The MU pointed to the Creating Without Conflict campaign by the joint Federation of Entertainment Unions as an example of action it is taking. And the UCU has recently revised its Enabling not disabling guide for members and branches on disability discrimination.
Stress and mental health
Mental health issues were listed by five (31%) unions in the survey — teaching unions ATL, EIS and NUT as well as the POA Prison Officers’ Association and Unite. The POA commissioned the University of Bedfordshire to survey its members on work-related stress and wellbeing and launched the findings in parliament.
Unite said that stress and mental health has been a major issue for the union. Its national industrial committees are organising training and raising awareness on the issue in the workplace. Delegates to the union’s National Disabled Members’ Committee are also raising this issue at their Regional Industrial Committees to ensure that it is on the bargaining agenda.
Usdaw reported that is running a national campaign aimed at raising awareness of mental health problems, tackling stigma and raising awareness of workplace rights, with a focus on the protection afforded by the Equality Act. And the UNISON Cymru-Wales Disabled Members’ Committee is running branch training on mental health issues.
The ATL listed flexible working as a top three concern for its members, while the GMB listed Remploy sheltered workplaces. Remploy was set up after the Second World War to provide jobs for disabled war veterans and miners. At its peak it employed more than 10,000 people at 94 sites across the UK. However, the previous coalition government closed the last factory in 2013 after a long-running union Save Remploy campaign. The GMB said that this campaign resulted in greater engagement of disabled workers.
Our survey also looked at action to ensure that disabled members are able to participate in union activities, structures and decision-making. Most — 14 out of the 16 or 88% of unions in the survey — have a national official with responsibility for disability issues.
|Union||National disability official||National disability committee||Annual disability conference/event|
*Dedicated disability officer
**But disability network
***RMT has just agreed a rule change to bring about a national disabled members’ advisory committee and conference
The unions who took part in our survey were: education unions ATL, EIS, NUT and UCU; the Chartered Society of Physiotherapy (CSP); the communications CWU union, entertainment unions Equity and the MU; the FBU firefighters’ union; general unions GMB and Unite; the Prison Officers’ Association (POA), specialists’ union Prospect; public services union UNISON; rail union RMT; and retail union USDAW.
In most cases, disability is part of the remit of an equalities officer. But two unions, the NUT and UNISON, have a national official dealing specifically with disability issues.
In nine of the 16 unions (56%) there is a national disability committee or body, while the RMT has just agreed a rule change to bring about a national disabled members’ advisory committee and conference. Prospect has a disability network which encourages members to participate both informally and formally through the union structures. Its delegation to the TUC Disabled Workers’ Conference is largely from this network.
Half the unions in the survey already organise an annual disabled members’ conference or similar event, and the RMT will do this following its recent rule change. The RMT also reports that it has “dramatically increased” its presence at the TUC Disabled Workers’ Conference” by increasing its delegation size.
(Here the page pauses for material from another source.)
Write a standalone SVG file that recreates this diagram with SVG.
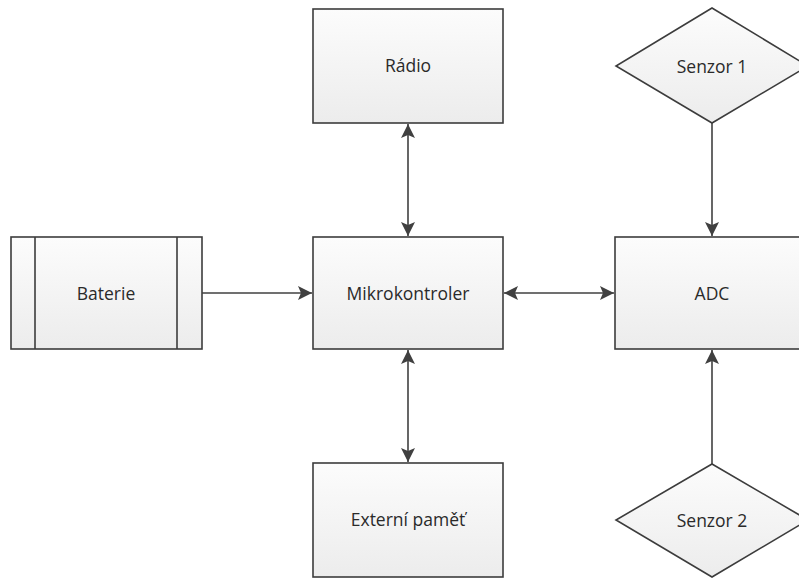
<svg xmlns="http://www.w3.org/2000/svg" width="799" height="581" viewBox="0 0 799 581">
  <defs>
    <linearGradient id="boxFill" x1="0" y1="0" x2="0" y2="1">
      <stop offset="0" stop-color="#fcfcfc"/>
      <stop offset="1" stop-color="#ececec"/>
    </linearGradient>
    <marker id="head" viewBox="0 0 14 14" refX="14" refY="7" markerWidth="14" markerHeight="14" markerUnits="userSpaceOnUse" orient="auto-start-reverse">
      <path d="M0,0 L14,7 L0,14 L3,7 Z" fill="#404040"/>
    </marker>
  </defs>
  <style>
    .shape { fill: url(#boxFill); stroke: #3c3c3c; stroke-width: 1.6; }
    .bar { stroke: #3c3c3c; stroke-width: 1.6; }
    .label { font-family: "Open Sans", "Liberation Sans", sans-serif; font-size: 17.5px; fill: #2a2a2a; text-anchor: middle; dominant-baseline: central; }
    .wire { fill: none; stroke: #404040; stroke-width: 1.6; }
  </style>
  <rect width="799" height="581" fill="#ffffff"/>

  <g id="baterie">
    <rect class="shape" x="11" y="237" width="191" height="112"/>
    <line class="bar" x1="35" y1="237" x2="35" y2="349"/>
    <line class="bar" x1="177" y1="237" x2="177" y2="349"/>
    <text class="label" x="106" y="293">Baterie</text>
  </g>

  <g id="radio">
    <rect class="shape" x="313" y="9" width="190" height="114"/>
    <text class="label" x="408" y="65">Rádio</text>
  </g>

  <g id="mikrokontroler">
    <rect class="shape" x="313" y="237" width="190" height="112"/>
    <text class="label" x="408" y="293">Mikrokontroler</text>
  </g>

  <g id="externi-pamet">
    <rect class="shape" x="313" y="463" width="190" height="114"/>
    <text class="label" x="408" y="519">Externí paměť</text>
  </g>

  <g id="adc">
    <rect class="shape" x="615" y="237" width="200" height="112"/>
    <text class="label" x="712" y="293">ADC</text>
  </g>

  <g id="senzor1">
    <polygon class="shape" points="712,8 808,66 712,123 616,66"/>
    <text class="label" x="712" y="66">Senzor 1</text>
  </g>

  <g id="senzor2">
    <polygon class="shape" points="712,464 808,520 712,577 616,520"/>
    <text class="label" x="712" y="520">Senzor 2</text>
  </g>

  <g id="connectors">
    <line class="wire" x1="202" y1="293" x2="312" y2="293" marker-end="url(#head)"/>
    <line class="wire" x1="504" y1="293" x2="614" y2="293" marker-start="url(#head)" marker-end="url(#head)"/>
    <line class="wire" x1="408" y1="124" x2="408" y2="236" marker-start="url(#head)" marker-end="url(#head)"/>
    <line class="wire" x1="408" y1="350" x2="408" y2="462" marker-start="url(#head)" marker-end="url(#head)"/>
    <line class="wire" x1="712" y1="123" x2="712" y2="236" marker-end="url(#head)"/>
    <line class="wire" x1="712" y1="464" x2="712" y2="350" marker-end="url(#head)"/>
  </g>
</svg>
The CWU says that its dedicated conference on disability is a good way of getting disabled members engaged in union structures, and that the union’s Voice magazine gives the conference high-profile coverage.
Several unions aim to improve the participation of their disabled members by introducing reserved seats for disabled members on union committees. For example, Unite has designated seats on its executive council.
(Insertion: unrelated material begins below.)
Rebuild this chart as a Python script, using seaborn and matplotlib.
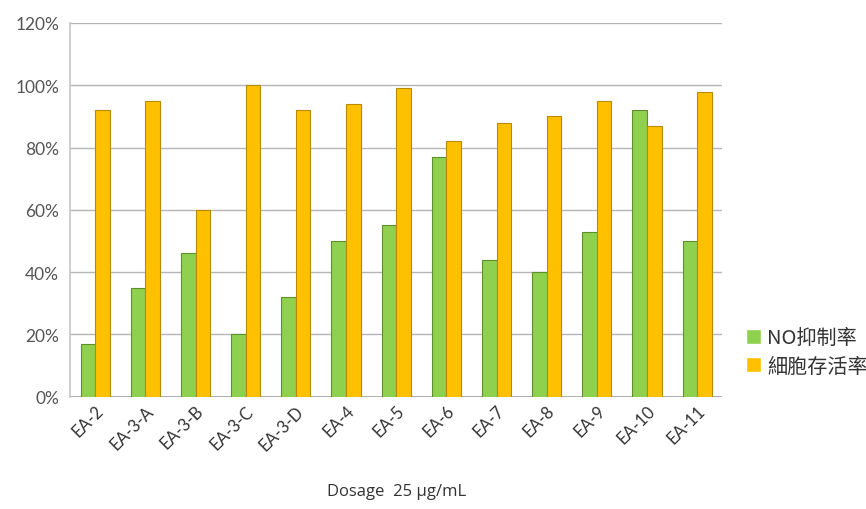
import matplotlib
matplotlib.use("Agg")
import matplotlib.pyplot as plt
import seaborn as sns
import pandas as pd
from matplotlib.ticker import PercentFormatter

samples = ["EA-2", "EA-3-A", "EA-3-B", "EA-3-C", "EA-3-D", "EA-4", "EA-5",
           "EA-6", "EA-7", "EA-8", "EA-9", "EA-10", "EA-11"]
no_inhibition = [17, 35, 46, 20, 32, 50, 55, 77, 44, 40, 53, 92, 50]
cell_viability = [92, 95, 60, 100, 92, 94, 99, 82, 88, 90, 95, 87, 98]
series_names = ["NO抑制率", "細胞存活率"]

df = pd.DataFrame({
    "sample": samples * 2,
    "value": no_inhibition + cell_viability,
    "series": [series_names[0]] * len(samples) + [series_names[1]] * len(samples),
})

sns.set_theme(style="white")
plt.rcParams["font.family"] = ["Lato", "Noto Sans CJK TC", "DejaVu Sans"]

fig = plt.figure(figsize=(8.66, 5.10), dpi=100)
ax = fig.add_axes([0.081, 0.22, 0.753, 0.733])

palette = {series_names[0]: "#8fd14f", series_names[1]: "#ffc000"}
sns.barplot(data=df, x="sample", y="value", hue="series", palette=palette,
            width=0.58, gap=0.0, saturation=1, ax=ax, legend=True)

edge = {series_names[0]: "#5e8f2c", series_names[1]: "#b88a00"}
for cont, name in zip(ax.containers, series_names):
    for bar in cont:
        bar.set_edgecolor(edge[name])
        bar.set_linewidth(0.8)

ax.set_ylim(0, 120)
ax.set_yticks(range(0, 121, 20))
ax.yaxis.set_major_formatter(PercentFormatter(decimals=0))
ax.set_xlim(-0.5, len(samples) - 0.5)
ax.grid(axis="y", color="#b5b5b5", linewidth=1)
ax.set_axisbelow(True)
for s in ["top", "right", "bottom"]:
    ax.spines[s].set_visible(False)
ax.spines["left"].set_color("#c8c8c8")
ax.axhline(0, color="#a0a0a0", linewidth=1.2, zorder=0.5)

ax.tick_params(axis="y", labelsize=12.5, labelcolor="#555555", length=0, pad=8)
ax.tick_params(axis="x", labelsize=12, labelcolor="#333333", length=0, pad=4)
plt.setp(ax.get_xticklabels(), rotation=45, ha="right", rotation_mode="anchor")

ax.set_ylabel("")
ax.set_xlabel("Dosage  25 μg/mL", fontsize=12, color="#333333", labelpad=22,
              family=["Open Sans", "DejaVu Sans"])

leg = ax.legend(loc="center left", bbox_to_anchor=(1.024, 0.12), frameon=False,
                fontsize=14.5, handlelength=0.75, handleheight=0.75,
                handletextpad=0.3, labelspacing=0.35, borderaxespad=0)
for t in leg.get_texts():
    t.set_family(["Noto Sans CJK TC", "DejaVu Sans"])
    t.set_color("#333333")

fig.savefig("out.png", dpi=100, facecolor="white")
Although the MU does not have a national disability body, it has an equalities committee with reserved seats for disabled members.
Similarly, Usdaw has reserved seats for disabled members on each of its regional-level (“divisional”) equalities forums and for disabled activists on its National Equalities Advisory Group.
Equity introduced a reserved seat for a disabled member on its Council in 2012, and the GMB is currently discussing whether to have a disabled members’ reserved seat on its Central Executive Committee. The union also has a disability expert lay member on its National Equality Forum. The NUT has a reserved place on its executive for one member representing disabled teachers.
UNISON is launching a consultation into reserved seats for disabled members on the union’s national executive and, if that is positive, a rule change will be moved at its annual National Delegate Conference this year. The UCU already has two reserved seats for disabled members on its NEC — one each from the further and higher education sectors — and the union is encouraging its regional committees to have disabled member reps on each committee.
Venues and communication
Unions say they are also striving to ensure accessibility in terms of venues and communication.
For example, the EIS reported that it has recently upgraded its premises to make them fully accessible and only holds events and meetings in accessible venues, while Unite said that it carries out an access audit for meetings and conferences to ensure the needs of its disabled members are met. The MU says that it has improved its website and communications to members who are visually impaired.
The existence of equality reps seems to be having some impact in terms of getting more disabled workers involved in union activities. The CWU, for example, reported a higher chance of a disabled person being an equality rep than an industrial rep in its union. The EIS said that it has a developing network of equality reps and is currently discussing a residential learning event for equality reps with disability inclusion on the agenda. Prospect says its equality reps encourage disabled members to join its disability network and that the union encourages equality reps to build events around key dates such as Disability History Month (which runs from 22 November to 22 December each year).
Finally, our survey asked whether the union maintains statistical records on disability. Half the unions were able to provide some data. However, none were able to provide figures on disabled members as a proportion of all of the following:
• total membership;
• national executive;
• delegates to TUC Congress; and
• delegates to the union’s own annual conference.
Unite and the UCU were able to provide figures in three out of these four areas. Unite keeps statistics on its disabled members on the national executive (1.5%), in its most recent TUC Congress delegation (3.4%) and at its annual conference (2.6%).
The UCU maintains records on its disabled members as a proportion of total membership (2.4%), as a proportion of the national executive (18%) and as a proportion of delegates to its most recent annual conference (13%).
However, several unions reported trying to make improvements in this area. For example, the CWU said that its Disability Advisory Committee is making it a priority to review and remedy the lack of information in these areas.
Similarly, the FBU reports that there is poor information-gathering in relation to disability in the fire service and in the union itself, and is looking at ways of improving records in both.
And while Equity doesn’t currently monitor the diversity of its members in such areas, it reported that it is pursuing this as an objective.
Usdaw monitors the participation of members at events and on training courses and says that there has been an increase in the number of disabled delegates — and propositions related to disability — since its disability structures were established.